Asma Jahangir memorial lecture held
Islamabad : To remember Asma Jahangir’s empathy with the vulnerable and disadvantaged, it is the responsibility of every conscious citizen to secure freedom from fear, hunger and disease for the majority of the population.
This was stated by eminent human rights activist I A Rehman while presenting an overall human rights situation of the country at the first ‘Asma Jahangir Memorial Lecture’ held on Tuesday. On this occasion he warmly recalled HRCP’s co-founder, remembering her as the ‘voice of sanity and compassion’.
Rehman spoke about people’s fundamental right to ‘economic justice’. Citing examples ranging from bonded labourers and small farmers to lady health workers and journalists, he said that people’s economic rights – the ‘right to employment, and just and equitable conditions of work’ should not be subject to the “availability of resources.” He also reminded the government of their international commitments for political and civil rights.

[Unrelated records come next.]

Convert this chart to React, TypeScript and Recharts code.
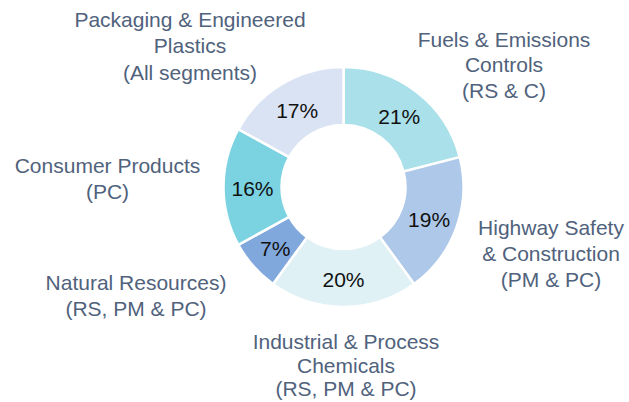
import React from "react";
import { PieChart, Pie, Cell } from "recharts";

const segmentNames = [
  "Fuels & Emissions|Controls|(RS & C)",
  "Highway Safety|& Construction|(PM & PC)",
  "Industrial & Process|Chemicals|(RS, PM & PC)",
  "Natural Resources)|(RS, PM & PC)",
  "Consumer Products|(PC)",
  "Packaging & Engineered|Plastics|(All segments)",
];
const segmentShares = [21, 19, 20, 7, 16, 17];
const segmentColors = ["#a9e0ea", "#adc8e8", "#dff1f5", "#80a8dc", "#7bd2e1", "#dae3f3"];

// label block layout: offset of first baseline relative to pie centre, line height
const labelOffsets = [
  [160.5, -140.5, 25.5],
  [207.5, 48, 26],
  [2.5, 162, 23.5],
  [-207.5, 103, 26],
  [-236, -14.5, 26],
  [-153.5, -160.5, 26.5],
];

const data = segmentNames.map((name, i) => ({ name, value: segmentShares[i] }));

const FONT = "'Liberation Sans', Arial, sans-serif";
const RAD = Math.PI / 180;

const renderLabel = (props: any) => {
  const { cx, cy, midAngle, innerRadius, outerRadius, index, value, name } = props;
  const r = (innerRadius + outerRadius) / 2;
  const px = cx + r * Math.cos(-midAngle * RAD);
  const py = cy + r * Math.sin(-midAngle * RAD);
  const [dx, dy, lh] = labelOffsets[index];
  const lines = String(name).split("|");
  return (
    <g>
      <text
        x={px}
        y={py + 1.5}
        textAnchor="middle"
        dominantBaseline="central"
        fill="#111"
        fontSize={21}
        fontFamily={FONT}
      >
        {value}%
      </text>
      <text
        x={cx + dx}
        y={cy + dy}
        textAnchor="middle"
        fill="#50627c"
        fontSize={21}
        fontFamily={FONT}
      >
        {lines.map((l, k) => (
          <tspan key={k} x={cx + dx} dy={k === 0 ? 0 : lh}>
            {l}
          </tspan>
        ))}
      </text>
    </g>
  );
};

export default function App() {
  return (
    <div style={{ position: "absolute", left: 0, top: 0, width: 629, height: 402, background: "#fff" }}>
      <PieChart width={629} height={402} margin={{ top: 0, right: 0, bottom: 0, left: 0 }}>
        <Pie
          data={data}
          dataKey="value"
          nameKey="name"
          cx={343.5}
          cy={187}
          innerRadius={62}
          outerRadius={120}
          startAngle={90}
          endAngle={-270}
          stroke="#ffffff"
          strokeWidth={2.5}
          label={renderLabel}
          labelLine={false}
          isAnimationActive={false}
        >
          {data.map((d, i) => (
            <Cell key={d.name} fill={segmentColors[i]} />
          ))}
        </Pie>
      </PieChart>
    </div>
  );
}
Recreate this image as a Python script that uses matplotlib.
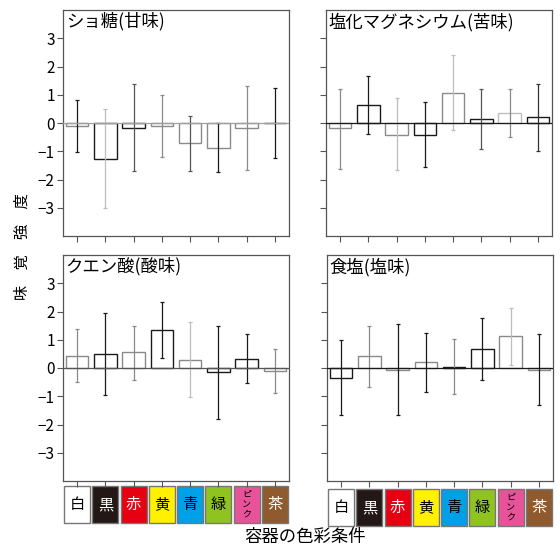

He said that charitable measures such as free food or shelter could not supplement the opportunities of livelihood but it promotes parasitism. “Some people might claim that the government is providing all basic rights in the constitution but I am talking about the substance of these rights.”
While the Constitution protected people’s social and economic wellbeing, said Rehman, it was critical to secure the substance of these rights, their availability to all citizens and their incremental expansion.
The Prime Minister, he added, had recently said that nothing was more important than providing relief to the poor. “Economic justice must not, therefore, be sacrificed at the altar of national security,” he said.
He reminded the audience that ‘all citizens of Pakistan’ had the right to economic justice, and that Asma Jahangir would not have stood quietly by in such a situation.
It falls to all of us, he said, to band together and demand that these rights – and all other fundamental rights – be protected and promoted.
HRCP Secretary-General Harris Khalique announced that the Commission was instituting the Asma Jahangir Award for Human Rights Defenders, and resuming the Nisar Osmani Award for Courage in Journalism and the I. A. Rehman Research Grant in Human Rights.
The lecture, which was followed by a question-and-answer session, was heavily attended, with HRCP members, civil society activists, lawyers, journalists and political workers among the audience.